Japan shuffles forward on stoic feet
One year on from the triple calamity that slammed into Japan on the 11th March 2011, have things improved? As with everything, yes and no. The sea was calm yesterday as children threw in flowers to remember lost relatives. Smoke has stopped billowing from the Fukushima Dai-ichi plant and the tremors have stopped. But the country is experiencing a new kind of crisis – a malignant political one. Soon after the tsunami struck, the useless Prime Minister Naota Kan was forced to step down. A snap election provided a slap in the face to the then-ruling Democratic Party of Japan (DPJ), whose regulatory failings had led to the deterioration of standards at Fukushima.
Japan is a two-party state. If the DPJ is not in power, the Liberal Democratic Party (LDP) is.
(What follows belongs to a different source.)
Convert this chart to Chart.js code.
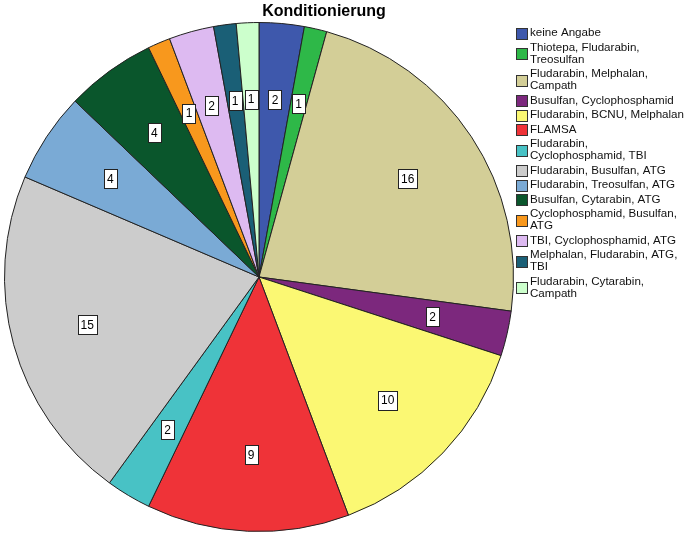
<!DOCTYPE html>
<html><head><meta charset="utf-8">
<script src="https://cdn.jsdelivr.net/npm/chart.js@4/dist/chart.umd.min.js"></script>
<style>html,body{margin:0;padding:0;background:#fff;}#wrap{width:685px;height:534px;position:relative;}</style>
</head><body><div id="wrap"><canvas id="c" width="685" height="534"></canvas></div>
<script>
const titleText = "Konditionierung";
const categories = [
  ["keine Angabe"],
  ["Thiotepa, Fludarabin,", "Treosulfan"],
  ["Fludarabin, Melphalan,", "Campath"],
  ["Busulfan, Cyclophosphamid"],
  ["Fludarabin, BCNU, Melphalan"],
  ["FLAMSA"],
  ["Fludarabin,", "Cyclophosphamid, TBI"],
  ["Fludarabin, Busulfan, ATG"],
  ["Fludarabin, Treosulfan, ATG"],
  ["Busulfan, Cytarabin, ATG"],
  ["Cyclophosphamid, Busulfan,", "ATG"],
  ["TBI, Cyclophosphamid, ATG"],
  ["Melphalan, Fludarabin, ATG,", "TBI"],
  ["Fludarabin, Cytarabin,", "Campath"]
];
const counts = [2, 1, 16, 2, 10, 9, 2, 15, 4, 4, 1, 2, 1, 1];
const colors = ["#3E58AC","#2EB848","#D3CE97","#7C287D","#FBF873","#EF3338","#48C2C5","#CCCCCC","#7AAAD5","#0A562C","#F8981D","#DDBAF1","#1A5F76","#CCFFCC"];

const FONT = '"Liberation Sans", Arial, sans-serif';

const labelPlugin = {
  id: 'sliceLabels',
  afterDatasetsDraw(chart) {
    const ctx = chart.ctx;
    const meta = chart.getDatasetMeta(0);
    ctx.save();
    ctx.font = '12px ' + FONT;
    ctx.textAlign = 'center';
    ctx.textBaseline = 'middle';
    meta.data.forEach((arc, i) => {
      const p = arc.getProps(['x','y','startAngle','endAngle','outerRadius'], true);
      const mid = (p.startAngle + p.endAngle) / 2;
      const r = p.outerRadius * 0.7;
      const x = p.x + Math.cos(mid) * r;
      const y = p.y + Math.sin(mid) * r;
      const t = String(chart.data.datasets[0].data[i]);
      const w = Math.round(ctx.measureText(t).width + 6);
      const h = 19;
      const bx = Math.round(x - w/2) + 0.5, by = Math.round(y - h/2) + 0.5;
      ctx.fillStyle = '#fff';
      ctx.fillRect(bx, by, w, h);
      ctx.strokeStyle = '#222';
      ctx.lineWidth = 1;
      ctx.strokeRect(bx, by, w, h);
      ctx.fillStyle = '#000';
      ctx.fillText(t, x, y + 1);
    });
    ctx.restore();
  }
};

const legendPlugin = {
  id: 'customLegend',
  afterDraw(chart) {
    const ctx = chart.ctx;
    const labels = chart.data.labels;
    const bg = chart.data.datasets[0].backgroundColor;
    ctx.save();
    // title
    ctx.font = 'bold 16px ' + FONT;
    ctx.textAlign = 'center';
    ctx.textBaseline = 'middle';
    ctx.fillStyle = '#000';
    ctx.fillText(titleText, 324, 12);
    // legend
    ctx.font = '11.6px ' + FONT;
    ctx.textBaseline = 'middle';
    ctx.textAlign = 'left';
    const lineH = 12, gap = 2.5, sx = 516, tx = 530, sq = 11;
    let top = 27;
    labels.forEach((lines, i) => {
      const n = lines.length;
      const cy = top + n * lineH / 2;
      ctx.fillStyle = bg[i];
      ctx.fillRect(sx + 0.5, Math.round(cy - sq/2) + 0.5, sq, sq);
      ctx.strokeStyle = '#333';
      ctx.lineWidth = 1;
      ctx.strokeRect(sx + 0.5, Math.round(cy - sq/2) + 0.5, sq, sq);
      ctx.fillStyle = '#111';
      lines.forEach((ln, k) => {
        ctx.fillText(ln, tx, top + k * lineH + lineH / 2);
      });
      top += n * lineH + gap;
    });
    ctx.restore();
  }
};

new Chart(document.getElementById('c'), {
  type: 'pie',
  data: {
    labels: categories,
    datasets: [{
      data: counts,
      backgroundColor: colors,
      borderColor: '#222',
      borderWidth: 1,
      hoverOffset: 0,
      offset: 0
    }]
  },
  options: {
    responsive: false,
    devicePixelRatio: 1,
    animation: false,
    layout: { padding: { left: 4, right: 171, top: 22, bottom: 2 } },
    plugins: {
      legend: { display: false },
      tooltip: { enabled: false },
      title: { display: false }
    }
  },
  plugins: [labelPlugin, legendPlugin]
});
</script>
</body></html>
But disillusionment has been widespread for at least a decade and the disasters only increased its penetration. The people, normally deeply reverent, were shocked to find that their own efforts were more effective than the government’s. They have since cleared up vast areas and restored shattered supply chains, while the state’s trucks languished in Tokyo.
The problem is that, more than most other developed nations, Japan is ruled by the elite. It almost does not matter who is in power – the people are the same. And this elite isn’t restricted to politicians, it is also populated by industry barons. By no means the smallest of these is Tepco, who ran the Fukushima plant. The company, officially the Tokyo Electric Power Company, was responsible for powering much of the North and capital of the country – having been granted an unofficial monopoly by the government. Many people now feel that this relationship has rotted the state’s institutions to the core. If Japan is going to pull itself up and operate fully on the world stage – even come out of the stagnation which has drained it for so long – it needs to clean up its politics.
Meanwhile at the coast, the neat piles of debris collected by villagers show no sign of being replaced by new buildings any time soon. Further away, children still wear face marks and can’t go out to play because of radiation. Nevertheless, Japan will recover. Now that people have witnessed the power of civil society, they will harness it even through the blackouts.